In May, 1936, work on the Highway 281 overpass began. Thiesen Brothers was hired to move earth for the approaches. A mechanical loader was used to fill dirt from a borrow pit into trucks for the approach. A roller was used to pack the dirt into place. The work started in a field north of the tracks and east of Kansas Avenue. Koehler Construction Company received the contract for building the viaduct itself. One by one, enormous concrete pillars were built to support the new Union Pacific overpass on Highway 281. The overpass was completed by the end of October, 1936, and was formally opened by a program at which Governor Roy Cochran was the principal speaker. The viaduct was finished in time to make the January 16, 1937 Year in Review issue.
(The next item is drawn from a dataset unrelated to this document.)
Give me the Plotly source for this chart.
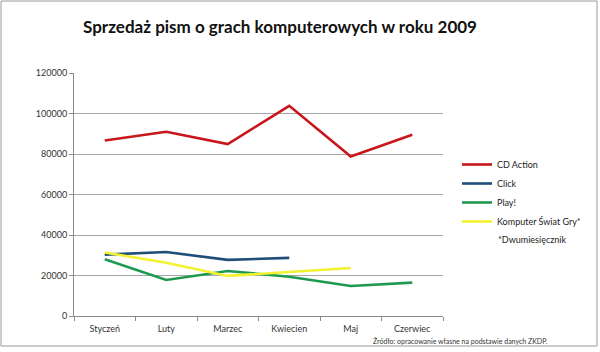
import plotly.graph_objects as go

months = ["Styczeń", "Luty", "Marzec", "Kwiecien", "Maj", "Czerwiec"]
cd_action = [86700, 91000, 84900, 103800, 78800, 89500]
click = [30300, 31600, 27700, 28700, None, None]
play = [28000, 17800, 22200, 19400, 14800, 16500]
ksg = [31400, 26300, 19800, 21900, 23700, None]

series = [
    ("CD Action", cd_action, "#C8161D"),
    ("Click", click, "#1F4E79"),
    ("Play!", play, "#1E9A50"),
    ("Komputer Świat Gry*", ksg, "#F2F230"),
]

fig = go.Figure()
for name, vals, col in series:
    fig.add_trace(go.Scatter(x=months, y=vals, name=name, mode="lines",
                             line=dict(color=col, width=2.6), connectgaps=False))

font = "Lato, 'Open Sans', sans-serif"
fig.update_layout(
    width=600, height=352,
    margin=dict(l=74, r=157, t=73, b=36, autoexpand=False),
    paper_bgcolor="white", plot_bgcolor="white",
    font=dict(family=font, size=9, color="#333333"),
    title=dict(text="<b>Sprzedaż pism o grach komputerowych w roku 2009</b>",
               x=280/600, xanchor="center", y=1-27/352, yanchor="middle",
               font=dict(family=font, size=17, color="#111111")),
    showlegend=True,
    legend=dict(x=457/600, y=1-150/352, xanchor="left", yanchor="top",
                xref="container", yref="container",
                bgcolor="rgba(0,0,0,0)", font=dict(family=font, size=9, color="#222222"),
                itemwidth=30, tracegroupgap=0),
    xaxis=dict(type="category", showgrid=False, showline=True, linecolor="#8c8c8c",
               linewidth=1, ticks="outside", tickson="boundaries", ticklen=4,
               tickcolor="#8c8c8c", range=[-0.5, 5.5], ticklabelstandoff=4,
               tickfont=dict(size=9, color="#333333")),
    yaxis=dict(range=[0, 120000], dtick=20000, showgrid=True, gridcolor="#a6a6a6",
               gridwidth=1, showline=True, linecolor="#8c8c8c", ticks="outside",
               ticklen=4, tickcolor="#8c8c8c", zeroline=False, tickformat="d",
               tickfont=dict(size=9, color="#333333")),
    shapes=[dict(type="rect", xref="paper", yref="paper", x0=-73/369, x1=(597-74)/369,
                 y0=-(346-316)/243, y1=(316-1)/243,
                 line=dict(color="#9a9a9a", width=1))],
    annotations=[
        dict(text="*Dwumiesięcznik", xref="paper", yref="paper",
             x=(496-74)/369, y=(316-239)/243, xanchor="left", yanchor="middle",
             showarrow=False, font=dict(family=font, size=9, color="#222222")),
        dict(text="Źródło: opracowanie własne na podstawie danych ZKDP.", xref="paper", yref="paper",
             x=(371-74)/369, y=(316-341)/243, xanchor="left", yanchor="middle",
             showarrow=False, font=dict(family=font, size=7, color="#333333")),
    ],
)
fig.write_html("out.html")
Traffic coming from the north approached the new overpass on an easy curve that diverged from the old route of the highway at the point where a sharp turn had existed as a traffic hazard for many years. The overpass was built on a horizontal curve of 5.5 degrees and one approached from the north heads straight west on 16th Street upon leaving the structure. New paving linked the “skyway” with Burlington Avenue, a gradual curve replacing the old square turn at 16th and Burlington. All told, the 570 foot long overpass cost $103,000.00.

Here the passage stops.